# Outcomes of leopard gecko pairing?



## Lesley4444 (Nov 15, 2009)

Hi there...

I recently got a female snow bell leopard gecko and a male raptor... and tho i am not breeding this year i might next year.... just wondering what the outcome of this pairing might be.

Thanks


----------



## Niro (May 9, 2011)

Well your snow bell has Bell albino in it and the raptor has Tremper albino in it. Usually it's not a good idea to mix 2 different types of albino together. Most breeders wouldn't do that.
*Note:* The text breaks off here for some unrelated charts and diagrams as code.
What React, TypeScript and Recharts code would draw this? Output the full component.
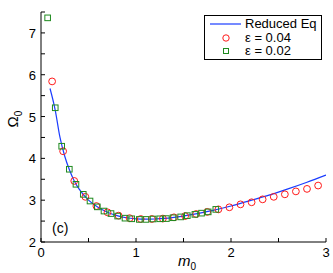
import React from 'react';
import { ComposedChart, Line, Scatter, XAxis, YAxis, Legend } from 'recharts';

// reduced equation curve
const lineX = [0.095, 0.15, 0.2, 0.25, 0.3, 0.35, 0.4, 0.5, 0.6, 0.7, 0.8, 0.9, 1.0, 1.1, 1.2, 1.3, 1.4, 1.5, 1.6, 1.8, 2.0, 2.2, 2.4, 2.6, 2.8, 3.0];
const lineY = [5.67, 5.15, 4.5, 4.05, 3.72, 3.46, 3.27, 3.0, 2.83, 2.71, 2.63, 2.58, 2.555, 2.545, 2.55, 2.565, 2.59, 2.62, 2.66, 2.75, 2.86, 2.99, 3.12, 3.27, 3.43, 3.6];

// eps = 0.04 (red circles)
const eps04X = [0.117, 0.233, 0.35, 0.467, 0.583, 0.7, 0.817, 0.933, 1.05, 1.167, 1.283, 1.4, 1.517, 1.633, 1.75, 1.867, 1.983, 2.1, 2.217, 2.333, 2.45, 2.567, 2.683, 2.8, 2.917];
const eps04Y = [5.84, 4.17, 3.46, 3.08, 2.86, 2.71, 2.63, 2.57, 2.55, 2.55, 2.56, 2.59, 2.62, 2.67, 2.72, 2.78, 2.83, 2.9, 2.95, 3.02, 3.08, 3.14, 3.21, 3.27, 3.35];

// eps = 0.02 (green squares)
const eps02X = [0.07, 0.15, 0.218, 0.298, 0.368, 0.445, 0.516, 0.593, 0.663, 0.737, 0.807, 0.884, 0.955, 1.035, 1.105, 1.18, 1.25, 1.32, 1.39, 1.47, 1.54, 1.62, 1.69, 1.76, 1.84];
const eps02Y = [7.36, 5.21, 4.29, 3.74, 3.38, 3.14, 2.98, 2.84, 2.74, 2.68, 2.62, 2.57, 2.555, 2.54, 2.54, 2.55, 2.555, 2.56, 2.58, 2.6, 2.63, 2.66, 2.69, 2.72, 2.78];

const xTicks = [0, 0.5, 1, 1.5, 2, 2.5, 3];
const yTicks = [2, 2.5, 3, 3.5, 4, 4.5, 5, 5.5, 6, 6.5, 7, 7.5];

const FONT = '"Liberation Sans", Arial, Helvetica, sans-serif';
const BLUE = '#1a3cff';
const RED = '#ff1a1a';
const GREEN = '#1e8a1e';

const lineData = lineX.map((x, i) => ({ x, y: lineY[i] }));
const data04 = eps04X.map((x, i) => ({ x, y: eps04Y[i] }));
const data02 = eps02X.map((x, i) => ({ x, y: eps02Y[i] }));

const isInt = (v: number) => Math.abs(v - Math.round(v)) < 1e-9;

const BottomTick = ({ x, y, payload }: any) => (
  <g>
    <line x1={x} y1={y} x2={x} y2={y - 4} stroke="#000" />
    {isInt(payload.value) && (
      <text x={x} y={y + 15} textAnchor="middle" fontSize={13} fontFamily={FONT} fill="#000">
        {payload.value}
      </text>
    )}
  </g>
);

const TopTick = ({ x, y }: any) => <line x1={x} y1={y} x2={x} y2={y + 4} stroke="#000" />;

const LeftTick = ({ x, y, payload }: any) => (
  <g>
    <line x1={x} y1={y} x2={x + 4} y2={y} stroke="#000" />
    {isInt(payload.value) && (
      <text x={x - 5} y={y + 5} textAnchor="end" fontSize={13} fontFamily={FONT} fill="#000">
        {payload.value}
      </text>
    )}
  </g>
);

const RightTick = ({ x, y }: any) => <line x1={x} y1={y} x2={x - 4} y2={y} stroke="#000" />;

const circleShape = (p: any) => <circle cx={p.cx} cy={p.cy} r={3.4} fill="none" stroke={RED} strokeWidth={1} />;
const squareShape = (p: any) => <rect x={p.cx - 2.8} y={p.cy - 2.8} width={5.6} height={5.6} fill="none" stroke={GREEN} strokeWidth={1} />;

const LegendBox = () => (
  <div
    style={{
      border: '1px solid #000',
      background: '#fff',
      width: 116,
      height: 42,
      fontFamily: FONT,
      fontSize: 13,
      lineHeight: '13.5px',
      color: '#000',
      boxSizing: 'content-box',
      paddingTop: 1,
    }}
  >
    <div style={{ display: 'flex', alignItems: 'center' }}>
      <svg width={40} height={13}>
        <line x1={5} y1={7} x2={36} y2={7} stroke={BLUE} strokeWidth={1.2} />
      </svg>
      <span>Reduced Eq</span>
    </div>
    <div style={{ display: 'flex', alignItems: 'center' }}>
      <svg width={40} height={13}>
        <circle cx={21} cy={7} r={3.2} fill="none" stroke={RED} />
      </svg>
      <span>ε = 0.04</span>
    </div>
    <div style={{ display: 'flex', alignItems: 'center' }}>
      <svg width={40} height={13}>
        <rect x={18.5} y={4.5} width={5} height={5} fill="none" stroke={GREEN} />
      </svg>
      <span>ε = 0.02</span>
    </div>
  </div>
);

const XLabel = () => (
  <g fontFamily={FONT} fill="#000">
    <text x={178} y={266} fontSize={15} fontStyle="italic">
      m<tspan fontSize={10} dy={4} fontStyle="normal">0</tspan>
    </text>
    <text x={52} y={233} fontSize={14}>(c)</text>
  </g>
);

const YLabel = () => (
  <text transform="translate(18,119) rotate(-90)" textAnchor="middle" fontFamily={FONT} fontSize={15} fill="#000">
    Ω<tspan fontSize={10} dy={4}>0</tspan>
  </text>
);

export default function App() {
  return (
    <div style={{ position: 'absolute', left: 0, top: 0, background: '#fff' }}>
      <ComposedChart width={333} height={273} margin={{ top: 12, right: 7, bottom: 0, left: 0 }}>
        <XAxis
          xAxisId="b"
          dataKey="x"
          type="number"
          domain={[0, 3]}
          ticks={xTicks}
          interval={0}
          tickSize={0}
          tickMargin={0}
          tickLine={false}
          tick={BottomTick}
          height={31}
          stroke="#000"
          allowDataOverflow
          label={<XLabel />}
        />
        <XAxis
          xAxisId="t"
          orientation="top"
          dataKey="x"
          type="number"
          domain={[0, 3]}
          ticks={xTicks}
          interval={0}
          tickSize={0}
          tickMargin={0}
          tickLine={false}
          tick={TopTick}
          height={0}
          stroke="#000"
        />
        <YAxis
          yAxisId="l"
          dataKey="y"
          type="number"
          domain={[2, 7.5]}
          ticks={yTicks}
          interval={0}
          tickSize={0}
          tickMargin={0}
          tickLine={false}
          tick={LeftTick}
          width={41}
          stroke="#000"
          allowDataOverflow
          label={<YLabel />}
        />
        <YAxis
          yAxisId="r"
          orientation="right"
          dataKey="y"
          type="number"
          domain={[2, 7.5]}
          ticks={yTicks}
          interval={0}
          tickSize={0}
          tickMargin={0}
          tickLine={false}
          tick={RightTick}
          width={0}
          stroke="#000"
        />
        <Line
          xAxisId="b"
          yAxisId="l"
          data={lineData}
          dataKey="y"
          type="monotone"
          stroke={BLUE}
          strokeWidth={1.2}
          dot={false}
          isAnimationActive={false}
          name="Reduced Eq"
        />
        <Scatter xAxisId="b" yAxisId="l" data={data04} dataKey="y" shape={circleShape} isAnimationActive={false} name="ε = 0.04" />
        <Scatter xAxisId="b" yAxisId="l" data={data02} dataKey="y" shape={squareShape} isAnimationActive={false} name="ε = 0.02" />
        <Legend
          layout="horizontal"
          verticalAlign="middle"
          align="center"
          content={<LegendBox />}
          wrapperStyle={{ position: 'absolute', left: 204, top: 15, width: 118, height: 44 }}
        />
      </ComposedChart>
    </div>
  );
}
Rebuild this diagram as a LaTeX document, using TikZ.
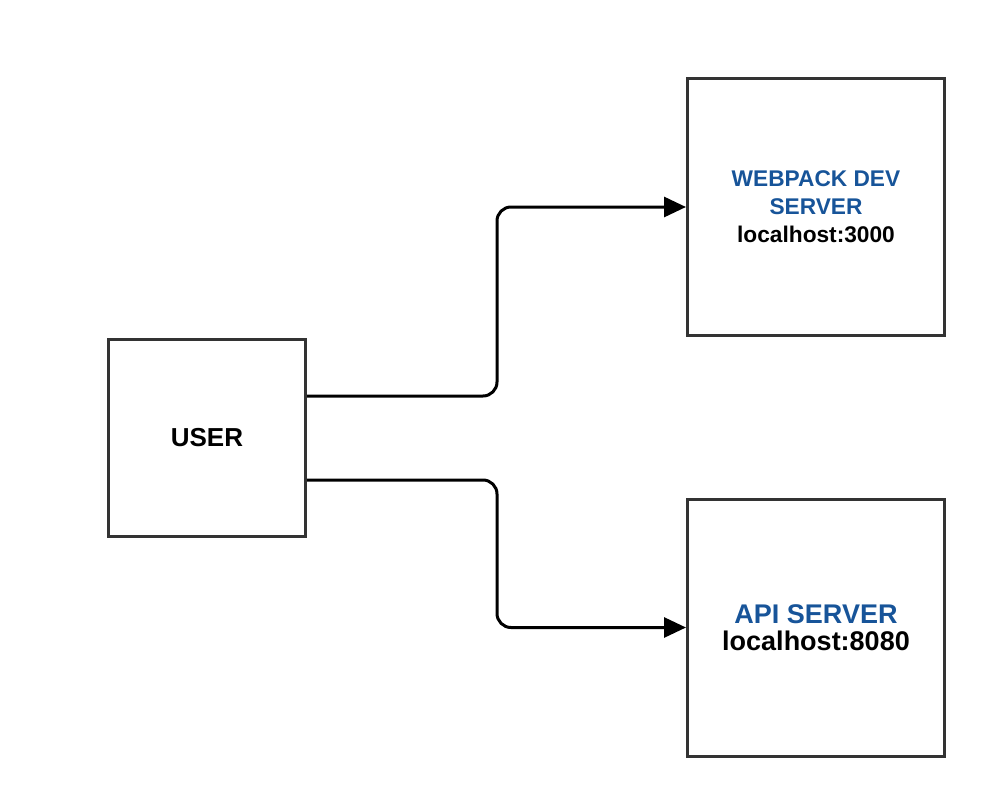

So if you really wanted to breed them next season I would suggest maybe researching the various morphs a little more first and then finding one of them a different partner which would be more suitable.
If you google leopard gecko wiki and leopard gecko morph calculator that might help you to make the right decisions going forward. Deffinatly research as much as possible first though and think about if you want a certain morph in your first year breeding or if you have a long term goal that you could achieve over several seasons.
Hope that helps:2thumb:


----------



## Lesley4444 (Nov 15, 2009)

Can i ask why you dont breed two albinos? I got these two for pets with a possibility of breeding them as i say not this year for sure... If its recommended not to breed them together i will just be as happy to have them as pets  Was just doing alittle research thats all and i cannot find anything to explain why putting two albinos together would be wrong


----------



## nuttybabez (Jul 21, 2007)

There is nothing wrong with breeding 2 albinos together but they need to be the same TYPE of albino. There are 3 strains of albino - Tremper Albino, Bell Albino and Rainwater Albino. 

If you cross a Bell Albino leo with a Tremper Albino leo you will hatch 100% normal leos carrying both strains of albino. When THOSE hatchlings grow up and are bred from, the babies hatched could be either Bell Albino or Tremper Albino and will carry the opposite albino strain. So basically, the albino strains would get messy and muddled.

As Niro says, you have one Tremper Albino (RAPTOR) and one Bell Albino leo so you would be better to pair them with appropriate albino strain partners. I hope that makes sense now


----------



## Lesley4444 (Nov 15, 2009)

Thanks for explaining... it makes sense now... just means i will need to look out for a male bell or a female raptor... oh the shame... more leos!!! <rolls her eyes alittle and giggles> such a hard task!...NOT


----------